LANSING, Mich. (AP) — The unemployment rate in Michigan is high, its population is shrinking and scores of manufacturing plants have closed. Still, President Barack Obama's hopes for another electoral victory could depend on voters remembering a time when things were worse.
The industrial state has endured a decade of economic hardship. With native son Mitt Romney as the likely Republican nominee, the president's re-election prospects in Michigan once appeared grim. While the state economy has a long way to go to regain the 857,000 jobs it has lost since mid-2000, voters are telling pollsters they're starting to notice a subtle upswing — and that could be good news for Obama.
"Things seem to be turning the corner," said Mark Kunnert, who runs his family's music store in downtown Mount Clemens, about 20 miles northeast of Detroit. "I'm giving him a shot."
Kunnert has seen more students signing up for music lessons and buying instruments in recent months. He credits the president for initiatives such as the 2009 Cash for Clunkers program, which helped boost Michigan automakers' sales and spur the local economy.
Tony Peterson, a 33-year-old, unemployed Flint resident, said of Obama, "He's definitely trying."
The state unemployment rate was 8.5 percent in March, close to the 8.2 percent national rate and far below the July 2009 peak of 14.8 percent. Personal income in Michigan grew 5.2 percent last year, its strongest rise in more than a decade. And hiring is so brisk that University of Michigan economists recently revised their November forecast for 2012 upward by 22,500 jobs.
Voters' growing optimism is seen in a poll released last week by Lansing-based EPIC-MRA. Fifty-eight percent of 600 likely Michigan voters said the state economy has bottomed out and is starting to improve, a significant change over August 2010, when only about a quarter felt that way.
A majority of those who felt the economy is improving support Obama over Romney, the poll showed, while Romney got more support from the 16 percent who expect it to get worse. About a quarter said the economy wasn't getting better or worse.
The national economy is experiencing a similar upswing, though it's not as strong as voters and Obama would prefer. The Midwest too is seeing an improvement, which further fuels the Obama campaign's optimism — unless employment and other indicators start sliding back.

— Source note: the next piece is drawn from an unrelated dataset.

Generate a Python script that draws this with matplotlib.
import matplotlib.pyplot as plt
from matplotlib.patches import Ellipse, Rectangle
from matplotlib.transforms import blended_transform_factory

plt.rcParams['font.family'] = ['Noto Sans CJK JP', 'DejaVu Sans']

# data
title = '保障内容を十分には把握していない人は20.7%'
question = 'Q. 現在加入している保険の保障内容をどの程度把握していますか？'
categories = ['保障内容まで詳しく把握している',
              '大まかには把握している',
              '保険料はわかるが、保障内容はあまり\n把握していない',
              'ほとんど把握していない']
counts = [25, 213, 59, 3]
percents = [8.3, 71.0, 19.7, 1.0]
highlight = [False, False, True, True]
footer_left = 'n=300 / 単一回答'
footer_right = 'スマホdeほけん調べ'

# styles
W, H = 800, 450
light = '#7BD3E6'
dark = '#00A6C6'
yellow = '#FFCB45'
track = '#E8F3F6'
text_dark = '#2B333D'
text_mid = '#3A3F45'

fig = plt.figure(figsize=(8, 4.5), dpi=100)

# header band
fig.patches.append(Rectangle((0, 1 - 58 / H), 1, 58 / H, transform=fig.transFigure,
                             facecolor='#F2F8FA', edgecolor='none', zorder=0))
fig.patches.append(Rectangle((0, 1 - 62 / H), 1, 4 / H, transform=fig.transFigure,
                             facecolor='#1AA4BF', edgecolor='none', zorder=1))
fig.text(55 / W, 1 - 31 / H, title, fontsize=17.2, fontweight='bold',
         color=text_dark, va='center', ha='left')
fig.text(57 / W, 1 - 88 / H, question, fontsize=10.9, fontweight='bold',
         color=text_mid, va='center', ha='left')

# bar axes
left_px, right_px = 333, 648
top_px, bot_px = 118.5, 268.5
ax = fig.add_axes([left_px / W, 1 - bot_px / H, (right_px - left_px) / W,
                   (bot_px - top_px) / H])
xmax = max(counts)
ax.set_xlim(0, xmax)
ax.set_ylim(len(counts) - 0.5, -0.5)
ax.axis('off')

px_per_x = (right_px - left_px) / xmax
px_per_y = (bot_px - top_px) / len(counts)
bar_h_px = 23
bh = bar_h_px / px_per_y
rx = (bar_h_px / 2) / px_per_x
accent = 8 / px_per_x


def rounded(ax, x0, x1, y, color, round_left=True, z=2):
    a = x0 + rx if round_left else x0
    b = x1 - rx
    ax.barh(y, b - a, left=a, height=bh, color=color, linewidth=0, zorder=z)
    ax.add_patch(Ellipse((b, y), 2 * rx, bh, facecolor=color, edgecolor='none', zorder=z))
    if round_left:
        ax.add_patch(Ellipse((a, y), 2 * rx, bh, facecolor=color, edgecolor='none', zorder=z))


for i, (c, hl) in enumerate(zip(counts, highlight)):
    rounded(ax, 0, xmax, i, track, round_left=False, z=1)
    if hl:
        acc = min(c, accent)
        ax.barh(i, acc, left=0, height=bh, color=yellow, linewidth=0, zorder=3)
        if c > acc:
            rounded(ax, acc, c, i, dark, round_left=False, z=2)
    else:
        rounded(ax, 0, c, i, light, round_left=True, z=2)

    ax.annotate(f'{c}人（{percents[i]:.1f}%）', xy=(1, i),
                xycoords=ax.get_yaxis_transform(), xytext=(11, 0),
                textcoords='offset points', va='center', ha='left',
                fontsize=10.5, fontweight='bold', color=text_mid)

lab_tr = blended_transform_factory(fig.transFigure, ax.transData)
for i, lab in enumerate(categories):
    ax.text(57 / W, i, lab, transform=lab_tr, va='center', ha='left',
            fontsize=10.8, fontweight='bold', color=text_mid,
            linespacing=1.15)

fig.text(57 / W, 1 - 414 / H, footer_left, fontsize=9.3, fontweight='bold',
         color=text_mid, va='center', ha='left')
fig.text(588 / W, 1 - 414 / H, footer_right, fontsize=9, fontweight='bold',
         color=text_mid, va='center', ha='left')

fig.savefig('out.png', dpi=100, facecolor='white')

In Michigan, not all are convinced the improvement has much to do with Obama. Stephen Smith, 55, of Lansing, has worked at McDonald's since losing his factory job. He's leaning toward Romney because he considers him more fiscally conservative.
"We need to swallow a bitter pill and cut spending in government," Smith said.
In seeking support in Michigan, Obama speaks frequently about how the federal bailout of General Motors Co. and Chrysler Group led to GM's resurgence as the world's No. 1 automaker and 32,000 more auto-related jobs in the state since the companies emerged from their 2009 managed bankruptcies. Romney opposed the move, even writing a New York Times opinion piece in 2008 that carried the headline "Let Detroit Go Bankrupt."
"The investment paid off," Obama declared during a visit last October to a once-shuttered Michigan assembly plant that now makes Chevrolet Sonics.
With so many voters worried about the economy, it's clear the president still has a sales job to do in Michigan. Besides the 409,000 residents still out of work in February, the housing market remains weak. The state budget is on solid ground for the first time in a decade under GOP Gov. Rick Snyder, but Michigan still has the nation's fifth-highest foreclosure rate, and nearly 1 in every 5 residents receives food stamps.
"Everywhere I go in this campaign, I meet Americans who are really suffering in the Obama economy," Romney said in Detroit just before the state's Feb. 28 Republican primary, which he narrowly won.
Romney's ties to the state — he grew up in Michigan and his father, George, served as the head of American Motors Corp. and then as governor — may help his effort to win its 16 electoral votes. Recent history is against him, though. Michigan has gone Democratic in every presidential election since Bill Clinton won in 1992.
Yet Democrats don't take Michigan for granted. George W. Bush campaigned frequently in the state in both of his campaigns and lost to Democrat John Kerry by less than 4 percentage points in 2004. Republican John McCain essentially abandoned his Michigan campaign in 2008 to concentrate on other states, allowing Obama to win by nearly 17 percentage points.
State Attorney General Bill Schuette, Romney's Michigan campaign chairman, said he expects a focus on lower taxes, less regulation and increased prosperity to make Romney a winner. The president's repeated trips to Michigan to shore up support just point to "the fragility of Barack Obama's economic message," Schuette said.
Rep. Sander Levin, D-Mich., said Romney's opposition to the auto bailout will drive away voters who see the industry's revitalization spurring the state's economic rebound.
"There's still a ways to go," Levin said, "but we've come quite a ways."